▶ **Collected data**
§ §
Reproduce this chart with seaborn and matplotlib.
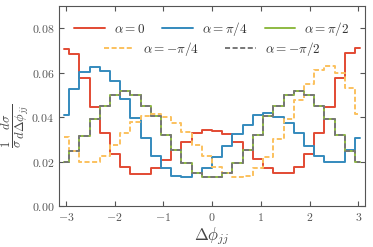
import numpy as np
import matplotlib
matplotlib.use('Agg')
import matplotlib.pyplot as plt
import seaborn as sns

# bin layout: 30 bins over [-pi, pi]
n_bins = 30
edges = np.linspace(-np.pi, np.pi, n_bins + 1)
centers = 0.5 * (edges[:-1] + edges[1:])

# normalised distributions
alpha_0 = [0.0708, 0.0686, 0.0576, 0.0445, 0.0328, 0.0235, 0.0177, 0.0144, 0.0144, 0.0170,
           0.0207, 0.0252, 0.0290, 0.0327, 0.0342, 0.0337, 0.0324, 0.0290, 0.0252, 0.0210,
           0.0170, 0.0150, 0.0148, 0.0177, 0.0233, 0.0328, 0.0444, 0.0576, 0.0689, 0.0711]
alpha_pi4 = [0.0408, 0.0526, 0.0602, 0.0624, 0.0606, 0.0561, 0.0483, 0.0396, 0.0305, 0.0226,
             0.0170, 0.0137, 0.0129, 0.0150, 0.0172, 0.0222, 0.0272, 0.0325, 0.0365, 0.0410,
             0.0420, 0.0400, 0.0375, 0.0328, 0.0272, 0.0225, 0.0197, 0.0197, 0.0250, 0.0307]
alpha_pi2 = [0.0196, 0.0248, 0.0316, 0.0393, 0.0451, 0.0498, 0.0516, 0.0500, 0.0451, 0.0403,
             0.0320, 0.0250, 0.0195, 0.0147, 0.0130, 0.0130, 0.0147, 0.0195, 0.0252, 0.0320,
             0.0403, 0.0451, 0.0500, 0.0516, 0.0500, 0.0451, 0.0393, 0.0320, 0.0248, 0.0196]
alpha_mpi4 = [0.0310, 0.0248, 0.0196, 0.0196, 0.0226, 0.0275, 0.0328, 0.0376, 0.0403, 0.0414,
              0.0399, 0.0373, 0.0335, 0.0273, 0.0225, 0.0175, 0.0147, 0.0130, 0.0137, 0.0170,
              0.0222, 0.0303, 0.0390, 0.0478, 0.0549, 0.0610, 0.0629, 0.0599, 0.0531, 0.0412]
alpha_mpi2 = [0.0196, 0.0248, 0.0316, 0.0393, 0.0451, 0.0498, 0.0516, 0.0500, 0.0451, 0.0403,
              0.0320, 0.0250, 0.0195, 0.0147, 0.0130, 0.0130, 0.0147, 0.0195, 0.0252, 0.0320,
              0.0403, 0.0451, 0.0500, 0.0516, 0.0500, 0.0451, 0.0393, 0.0320, 0.0248, 0.0196]

x_ticks = [-3, -2, -1, 0, 1, 2, 3]
y_ticks = [0.00, 0.02, 0.04, 0.06, 0.08]

sns.set_style('ticks')
plt.rcParams['font.family'] = 'serif'
plt.rcParams['font.serif'] = ['cmr10', 'DejaVu Serif']
plt.rcParams['mathtext.fontset'] = 'cm'
plt.rcParams['axes.formatter.use_mathtext'] = True

fig, ax = plt.subplots(figsize=(3.73, 2.47), dpi=100)
fig.subplots_adjust(left=0.158, right=0.979, bottom=0.166, top=0.976)

lw = 1.4
dash = (0, (2.6, 1.3))
sns.lineplot(x=centers, y=alpha_0, drawstyle='steps-mid', color='#E24A33', lw=lw,
             label=r'$\alpha=0$', ax=ax)
sns.lineplot(x=centers, y=alpha_pi4, drawstyle='steps-mid', color='#348ABD', lw=lw,
             label=r'$\alpha=\pi/4$', ax=ax)
sns.lineplot(x=centers, y=alpha_pi2, drawstyle='steps-mid', color='#8EBA42', lw=lw,
             label=r'$\alpha=\pi/2$', ax=ax)
sns.lineplot(x=centers, y=alpha_mpi4, drawstyle='steps-mid', color='#FBC15E', lw=lw,
             linestyle=dash, label=r'$\alpha=-\pi/4$', ax=ax)
sns.lineplot(x=centers, y=alpha_mpi2, drawstyle='steps-mid', color='#777777', lw=lw,
             linestyle=dash, label=r'$\alpha=-\pi/2$', ax=ax)

handles, labels = ax.get_legend_handles_labels()
ax.get_legend().remove()
leg1 = ax.legend(handles[:3], labels[:3], ncol=3, loc='center', bbox_to_anchor=(0.5, 0.885),
                 frameon=False, fontsize=9.5, handlelength=2.3, handletextpad=0.7,
                 columnspacing=1.3, labelcolor='#333333')
ax.add_artist(leg1)
ax.legend(handles[3:], labels[3:], ncol=2, loc='center', bbox_to_anchor=(0.5, 0.785),
          frameon=False, fontsize=9.5, handlelength=2.3, handletextpad=0.7,
          columnspacing=2.0, labelcolor='#333333')

ax.set_xlim(-np.pi, np.pi)
ax.set_ylim(0, 0.09)
ax.set_xticks(x_ticks)
ax.set_yticks(y_ticks)
ax.tick_params(direction='in', top=True, right=True, length=3.5, width=0.8,
               colors='#555555', labelsize=8.5)
for s in ax.spines.values():
    s.set_color('#555555')
    s.set_linewidth(0.8)

ax.set_xlabel(r'$\Delta\phi_{jj}$', fontsize=12, color='#444444', labelpad=2)
ax.set_ylabel(r'$\frac{1}{\sigma}\frac{d\sigma}{d\Delta\phi_{jj}}$', fontsize=13,
              color='#444444')
ax.yaxis.set_label_coords(-0.088, 0.4)

fig.savefig('out.png', dpi=100)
§ §
▶ **Instructions to follow**
Copy nothing but the lines from the first one in the listing through the line with "centers = 0.5 * (edges[:-1] + edges[1:])", and omit the pictures.

▶ **Full response**
Reproduce this chart with seaborn and matplotlib.
import numpy as np
import matplotlib
matplotlib.use('Agg')
import matplotlib.pyplot as plt
import seaborn as sns

# bin layout: 30 bins over [-pi, pi]
n_bins = 30
edges = np.linspace(-np.pi, np.pi, n_bins + 1)
centers = 0.5 * (edges[:-1] + edges[1:])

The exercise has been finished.